Dazed, but not Confused.
Updated: Jul 8
Days are running together. My thoughts are scattered. How much stress can one person take before they break?
Sad. Angry. Depressed. More anger. It’s been this vicious cycle for well over a month now...and then it happened. The rainbow after the storm.
Today, I was at a low. I hide it so well with my happy Instagram photos and posts, my smile at work and simple exchanges of pleasantries. You would never know the deep dark sadness that lurked beneath the surface... and how could you? I was taught at a young age to shove my emotions deep down so that no one ever knew there was something wrong. The pandemic has been rough on our family, Everett’s pending Autism or sensory diagnosis, the loss of my brother to suicide and the loss of my identity after having the twins and let’s not forget the postpartum depression OCD. Its been tough.

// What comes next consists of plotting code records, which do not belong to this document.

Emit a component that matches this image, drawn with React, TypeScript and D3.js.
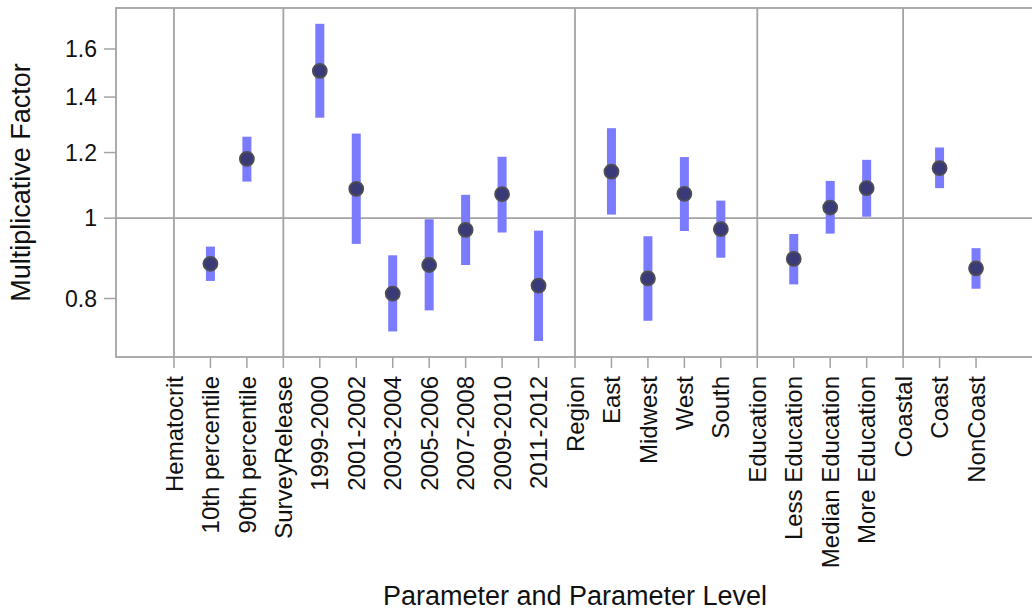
import React from 'react';
import * as d3 from 'd3';

// parameter levels along the x axis (group headers have no estimate)
const levels = [
  'Hematocrit', '10th percentile', '90th percentile',
  'SurveyRelease', '1999-2000', '2001-2002', '2003-2004', '2005-2006', '2007-2008', '2009-2010', '2011-2012',
  'Region', 'East', 'Midwest', 'West', 'South',
  'Education', 'Less Education', 'Median Education', 'More Education',
  'Coastal', 'Coast', 'NonCoast',
];
const groupHeaders = ['Hematocrit', 'SurveyRelease', 'Region', 'Education', 'Coastal'];

// estimates and interval bounds
const estLevels = [
  '10th percentile', '90th percentile',
  '1999-2000', '2001-2002', '2003-2004', '2005-2006', '2007-2008', '2009-2010', '2011-2012',
  'East', 'Midwest', 'West', 'South',
  'Less Education', 'Median Education', 'More Education',
  'Coast', 'NonCoast',
];
const estimate = [0.881, 1.179, 1.506, 1.085, 0.811, 0.878, 0.968, 1.069, 0.829, 1.138, 0.846, 1.07, 0.97, 0.893, 1.03, 1.087, 1.149, 0.87];
const lower = [0.84, 1.107, 1.322, 0.931, 0.73, 0.774, 0.878, 0.961, 0.711, 1.01, 0.752, 0.965, 0.896, 0.832, 0.958, 1.004, 1.087, 0.822];
const upper = [0.924, 1.254, 1.716, 1.265, 0.902, 0.997, 1.067, 1.186, 0.966, 1.284, 0.951, 1.185, 1.05, 0.957, 1.109, 1.176, 1.217, 0.92];

const yTicks = [0.8, 1, 1.2, 1.4, 1.6];

const W = 1032, H = 614;
const margin = {top: 8, right: -2, bottom: 257, left: 116};
const font = '"Liberation Sans", Arial, sans-serif';
const gridColor = '#a3a3a3';

export default function App() {
  const x = d3.scalePoint<string>()
    .domain(levels)
    .range([margin.left, W - margin.right])
    .padding(1.59);
  const y = d3.scaleLog()
    .domain([0.68, 1.793])
    .range([H - margin.bottom, margin.top]);

  const bottom = H - margin.bottom;
  const right = W - margin.right;

  return (
    <svg width={W} height={H} style={{position: 'absolute', left: 0, top: 0, background: '#fff'}}>
      {/* group separators */}
      {groupHeaders.map(g => (
        <line key={g} x1={x(g)} x2={x(g)} y1={margin.top} y2={bottom} stroke={gridColor} strokeWidth={1.8} />
      ))}
      {/* reference line at 1 */}
      <line x1={margin.left} x2={right} y1={y(1)} y2={y(1)} stroke={gridColor} strokeWidth={1.8} />

      {/* frame */}
      <rect x={margin.left} y={margin.top} width={right - margin.left} height={bottom - margin.top}
        fill="none" stroke={gridColor} strokeWidth={1.8} />

      {/* y ticks */}
      {yTicks.map(t => (
        <g key={t}>
          <line x1={margin.left - 12} x2={margin.left} y1={y(t)} y2={y(t)} stroke={gridColor} strokeWidth={1.5} />
          <text x={margin.left - 19} y={y(t)} dy="0.36em" textAnchor="end" fontFamily={font} fontSize={23} fill="#111">
            {d3.format('~g')(t)}
          </text>
        </g>
      ))}

      {/* x ticks */}
      {levels.map(l => (
        <g key={l}>
          <line x1={x(l)} x2={x(l)} y1={bottom} y2={bottom + 11} stroke={gridColor} strokeWidth={1.5} />
          <text transform={`translate(${x(l)},${bottom + 19}) rotate(-90)`} dy="0.36em" textAnchor="end"
            fontFamily={font} fontSize={24} fill="#111">{l}</text>
        </g>
      ))}

      {/* interval bars */}
      {estLevels.map((l, i) => (
        <rect key={l} x={(x(l) as number) - 4.5} width={9} y={y(upper[i])} height={y(lower[i]) - y(upper[i])}
          fill="#7b7bff" />
      ))}
      {/* estimates */}
      {estLevels.map((l, i) => (
        <circle key={l} cx={x(l)} cy={y(estimate[i])} r={7} fill="#3a3a78" stroke="#4f4f4f" strokeWidth={1.8} />
      ))}

      {/* axis titles */}
      <text transform={`translate(30,${(margin.top + bottom) / 2}) rotate(-90)`} textAnchor="middle"
        fontFamily={font} fontSize={27} fill="#111">Multiplicative Factor</text>
      <text x={(margin.left + right) / 2} y={605} textAnchor="middle" fontFamily={font} fontSize={27} fill="#111">
        Parameter and Parameter Level
      </text>
    </svg>
  );
}
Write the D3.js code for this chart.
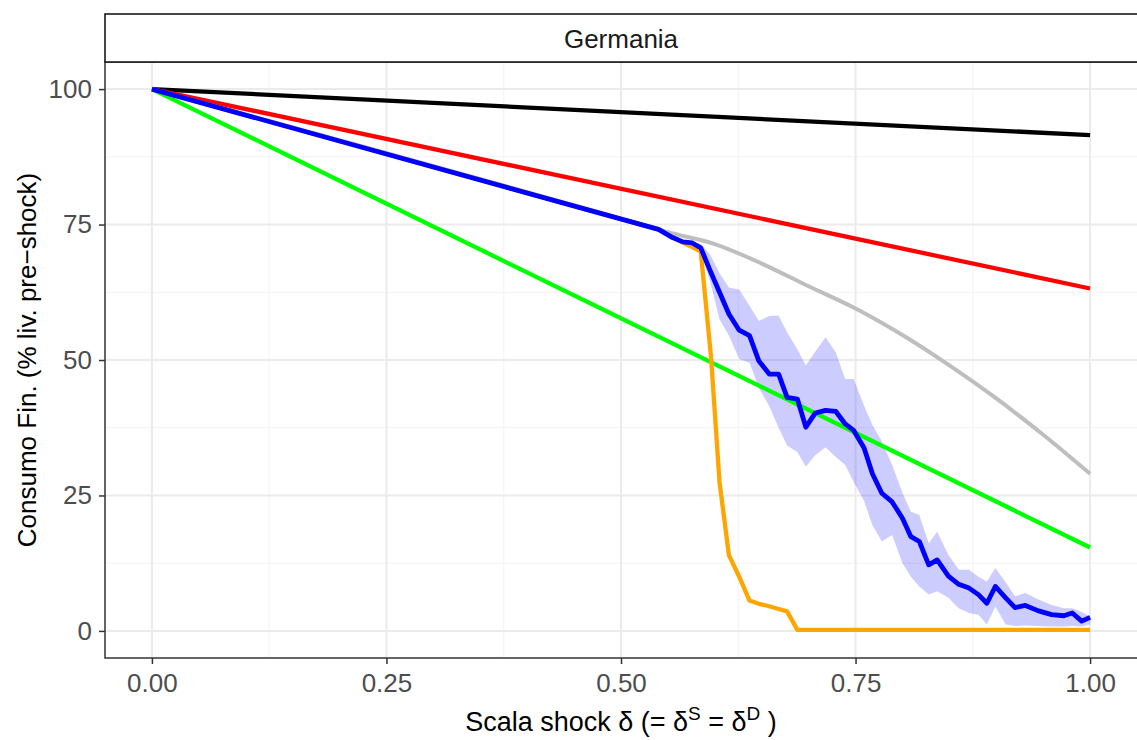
<!DOCTYPE html>
<html>
<head>
<meta charset="utf-8">
<script src="https://cdn.jsdelivr.net/npm/d3@7"></script>
<style>
  body { margin: 0; background: #fff; }
  svg { display: block; font-family: "Liberation Sans", Arial, Helvetica, sans-serif; }
</style>
</head>
<body>
<div id="chart"></div>
<script>
// straight lines (start / end)
const lineX = [0, 1];
const blackY = [100, 91.5];
const redY = [100, 63.2];
const greenY = [100, 15.4];

// grey curve
const greyX = [0, 0.54, 0.55, 0.60, 0.65, 0.70, 0.75, 0.80, 0.85, 0.90, 0.95, 1.00];
const greyY = [100, 74.1, 73.6, 71.4, 67.8, 63.6, 59.5, 54.6, 49.0, 42.9, 36.2, 29.0];

// orange
const orangeX = [0, 0.54, 0.555, 0.574, 0.585, 0.596, 0.605, 0.615, 0.626, 0.637, 0.647, 0.657, 0.667, 0.677, 0.688, 1.00];
const orangeY = [100, 74.1, 72.6, 71.0, 70.0, 50.5, 27.5, 14.0, 10.0, 5.6, 5.0, 4.6, 4.1, 3.6, 0.2, 0.2];

// blue mean with band
const blueX = [0, 0.54, 0.555, 0.566, 0.576, 0.585, 0.595, 0.605, 0.615, 0.626, 0.637, 0.647, 0.658, 0.668, 0.677,
  0.688, 0.697, 0.707, 0.718, 0.729, 0.739, 0.748, 0.759, 0.768, 0.778, 0.789, 0.800, 0.809, 0.818, 0.828,
  0.837, 0.849, 0.860, 0.871, 0.881, 0.890, 0.899, 0.910, 0.920, 0.931, 0.945, 0.959, 0.972, 0.981, 0.991, 1.000];
const blueY = [100, 74.1, 72.6, 71.8, 71.6, 70.7, 66.5, 62.5, 58.5, 55.5, 54.5, 49.8, 47.4, 47.4, 43.1,
  42.8, 37.6, 40.2, 40.7, 40.5, 38.2, 37.0, 33.8, 29.0, 25.4, 23.8, 20.8, 17.4, 16.5, 12.2,
  13.1, 10.1, 8.6, 7.9, 6.7, 5.1, 8.2, 6.1, 4.3, 4.7, 3.7, 3.0, 2.8, 3.3, 1.8, 2.5];
const blueLo = [100, 74.1, 72.6, 71.8, 71.4, 70.0, 64.5, 57.5, 54.5, 50.2, 49.5, 44.8, 41.5, 37.5, 34.2,
  33.0, 30.3, 32.4, 33.9, 32.1, 30.6, 27.5, 24.0, 19.5, 16.5, 17.7, 12.5, 10.0, 8.2, 6.7,
  7.3, 6.1, 4.2, 3.3, 3.0, 1.2, 4.5, 1.2, 0.9, 1.0, 0.9, 0.8, 0.8, 0.9, 0.8, 1.2];
const blueHi = [100, 74.1, 72.6, 71.8, 71.8, 71.4, 69.5, 66.0, 63.4, 63.0, 60.0, 57.2, 58.1, 58.2, 55.1,
  52.0, 49.0, 51.5, 54.2, 51.4, 46.5, 46.5, 41.6, 38.0, 35.0, 30.6, 25.5, 22.0, 21.4, 16.2,
  18.3, 14.0, 11.3, 11.3, 10.0, 9.1, 11.6, 9.0, 6.4, 7.0, 5.8, 4.8, 4.2, 4.2, 3.5, 2.7];

const xTicks = [0, 0.25, 0.5, 0.75, 1];
const yTicks = [0, 25, 50, 75, 100];
const facetLabel = 'Germania';

const width = 1137, height = 740;
const margin = {left: 105, right: 0, top: 62, bottom: 82};

const svg = d3.select('#chart').append('svg')
  .attr('width', width).attr('height', height);

const x = d3.scaleLinear().domain([-0.05, 1.05]).range([margin.left, 1137]);
const y = d3.scaleLinear().domain([-5, 105]).range([height - margin.bottom, margin.top]);

/// gridlines
const grid = svg.append('g');
const xMinor = [0.125, 0.375, 0.625, 0.875];
const yMinor = [12.5, 37.5, 62.5, 87.5];
grid.selectAll('.xmin').data(xMinor).enter().append('line')
  .attr('x1', d => x(d)).attr('x2', d => x(d))
  .attr('y1', y.range()[0]).attr('y2', y.range()[1])
  .attr('stroke', '#f2f2f2').attr('stroke-width', 1);
grid.selectAll('.ymin').data(yMinor).enter().append('line')
  .attr('y1', d => y(d)).attr('y2', d => y(d))
  .attr('x1', x.range()[0]).attr('x2', x.range()[1])
  .attr('stroke', '#f2f2f2').attr('stroke-width', 1);
grid.selectAll('.xmaj').data(xTicks).enter().append('line')
  .attr('x1', d => x(d)).attr('x2', d => x(d))
  .attr('y1', y.range()[0]).attr('y2', y.range()[1])
  .attr('stroke', '#ebebeb').attr('stroke-width', 2);
grid.selectAll('.ymaj').data(yTicks).enter().append('line')
  .attr('y1', d => y(d)).attr('y2', d => y(d))
  .attr('x1', x.range()[0]).attr('x2', x.range()[1])
  .attr('stroke', '#ebebeb').attr('stroke-width', 2);

/// band
const area = d3.area()
  .x((d, i) => x(blueX[i]))
  .y0((d, i) => y(blueLo[i]))
  .y1((d, i) => y(blueHi[i]));
svg.append('path').datum(blueX).attr('d', area)
  .attr('fill', '#0000ff').attr('fill-opacity', 0.2);

/// lines
function drawLine(xs, ys, color, w, curve) {
  const line = d3.line().x((d, i) => x(xs[i])).y((d, i) => y(ys[i]));
  if (curve) line.curve(curve);
  svg.append('path').datum(xs).attr('d', line)
    .attr('fill', 'none').attr('stroke', color).attr('stroke-width', w)
    .attr('stroke-linejoin', 'round');
}
drawLine(lineX, blackY, '#000000', 4.3);
drawLine(lineX, redY, '#ff0000', 4.3);
drawLine(lineX, greenY, '#00ff00', 4.3);
drawLine(greyX, greyY, '#bebebe', 4, d3.curveMonotoneX);
drawLine(orangeX, orangeY, '#ffa500', 4.3);
drawLine(blueX, blueY, '#0000ff', 4.8);

/// panel border (right edge sits just outside the picture)
svg.append('rect')
  .attr('x', margin.left).attr('y', margin.top)
  .attr('width', 1140 - margin.left).attr('height', y.range()[0] - margin.top)
  .attr('fill', 'none').attr('stroke', '#333333').attr('stroke-width', 1.5);

/// strip
svg.append('rect')
  .attr('x', margin.left).attr('y', 14)
  .attr('width', 1140 - margin.left).attr('height', margin.top - 14)
  .attr('fill', '#ffffff').attr('stroke', '#1a1a1a').attr('stroke-width', 1.6);
svg.append('text')
  .attr('x', (margin.left + 1137) / 2).attr('y', 48)
  .attr('text-anchor', 'middle').attr('font-size', 26).attr('fill', '#1a1a1a')
  .text(facetLabel);

/// axes
const xAxis = svg.append('g').attr('transform', `translate(0,${y.range()[0]})`)
  .call(d3.axisBottom(x).tickValues(xTicks).tickFormat(d3.format('.2f')).tickSize(6).tickPadding(10));
const yAxis = svg.append('g').attr('transform', `translate(${margin.left},0)`)
  .call(d3.axisLeft(y).tickValues(yTicks).tickSize(6).tickPadding(7));
[xAxis, yAxis].forEach(a => {
  a.select('.domain').remove();
  a.selectAll('line').attr('stroke', '#333333').attr('stroke-width', 1.5);
  a.selectAll('text').attr('fill', '#4d4d4d').attr('font-size', 26)
    .attr('font-family', '"Liberation Sans", Arial, sans-serif');
});

/// titles
const xt = svg.append('text')
  .attr('x', (margin.left + 1137) / 2).attr('y', 731)
  .attr('text-anchor', 'middle').attr('font-size', 27).attr('fill', '#000');
xt.append('tspan').text('Scala shock δ (= δ');
xt.append('tspan').attr('dy', -11).attr('font-size', 19).text('S');
xt.append('tspan').attr('dy', 11).text(' = δ');
xt.append('tspan').attr('dy', -11).attr('font-size', 19).text('D');
xt.append('tspan').attr('dy', 11).text(' )');

svg.append('text')
  .attr('transform', `translate(36,${(margin.top + y.range()[0]) / 2}) rotate(-90)`)
  .attr('text-anchor', 'middle').attr('font-size', 26).attr('fill', '#000')
  .text('Consumo Fin. (% liv. pre\u2212shock)');
</script>
</body>
</html>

But today... today was different. Laura got the call that she received an offer for a GM position about two hours away from where we live. I literally broke down into tears at work. I let it all go. The anger, the sadness, the hurt, the self loathing, the blame, the guilt... all of it. We have been wading the waters for so long now and I can’t tell you how good it feels to be thrown a lifeline. This entire experience has made me so incredibly humble. It’s been a huge wake up call about all the things we have taken for granted in our life - like our heath, jobs and overall well-being.
Whatever you’re going through, don’t give up. I believe more now than ever that God has my family in his hands.
Will you pray with me?
Lord, Please remind me who I am.
Please take this aching heart and tired mind,
and turn my face to you, Lord. Please take my worry, Lord. My anger, my sadness and pain.
I hand it off to you, Lord God. I can’t carry this all on my own.
Please remind me of my strength
and my will to be kind and loving to others.
Teach me that when I feel irreparably broken
that I can always turn to you to make me whole again.